To the editor:
It is said that the hallmark of a good leader is one who can be dropped into the middle of a maelstrom and still take his or her organization to a higher level. It is no exaggeration to state that Interim Alexandria City Public School Superintendent Melanie Kay-Wyatt, Ed.D. certainly has a great opportunity to be a hero for our schools in the wake of the outgoing superintendent’s less-than-stellar performance.
I am a staunch advocate for good public schools and do not want to dwell on the long litany of negative issues that have plagued our system under the watch of the last superintendent. Issues such as safety, disparate learning and disciplinary results for students of color, poor communications, low teacher morale and a lack of accountability and transparency are all top issues that Kay-Wyatt will need to address when she officially takes office on Sept. 1.

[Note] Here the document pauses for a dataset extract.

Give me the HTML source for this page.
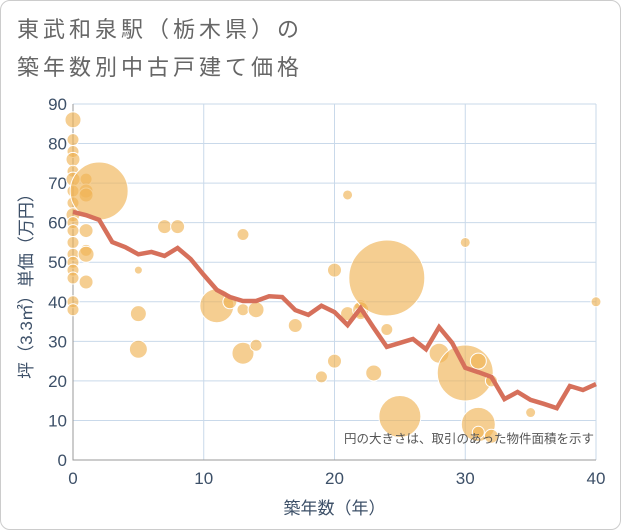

Most importantly, Kay-Wyatt and the School Board need to stay in their respective lanes to optimize the shared goal of creating a world-class education for our children. Thankfully, the roles of each are simple: The superintendent works for the School Board, and the School Board works for the residents – period. The School Board should never be reduced to being a “rubber stamp” for the actions of the superintendent, and a successful superintendent should never bully the School Board. All the while, the School Board owes a duty to the residents to make sure that our tax dollars are giving us the most “bang for our buck.”
Sadly, the bar for Kay-Wyatt has been set low by her predecessor, although this fact actually puts her in an enviable position. The residents of Alexandria are generally fair-minded, and I think we have “superintendent fatigue.”
I didn’t appreciate the seemingly endless lack of respect directed at outspoken elected School Board members by an unelected superintendent. For now, we only need a leader who is calm, takes responsibility, is results driven and is committed to avoiding needless self-promotion while putting our children first.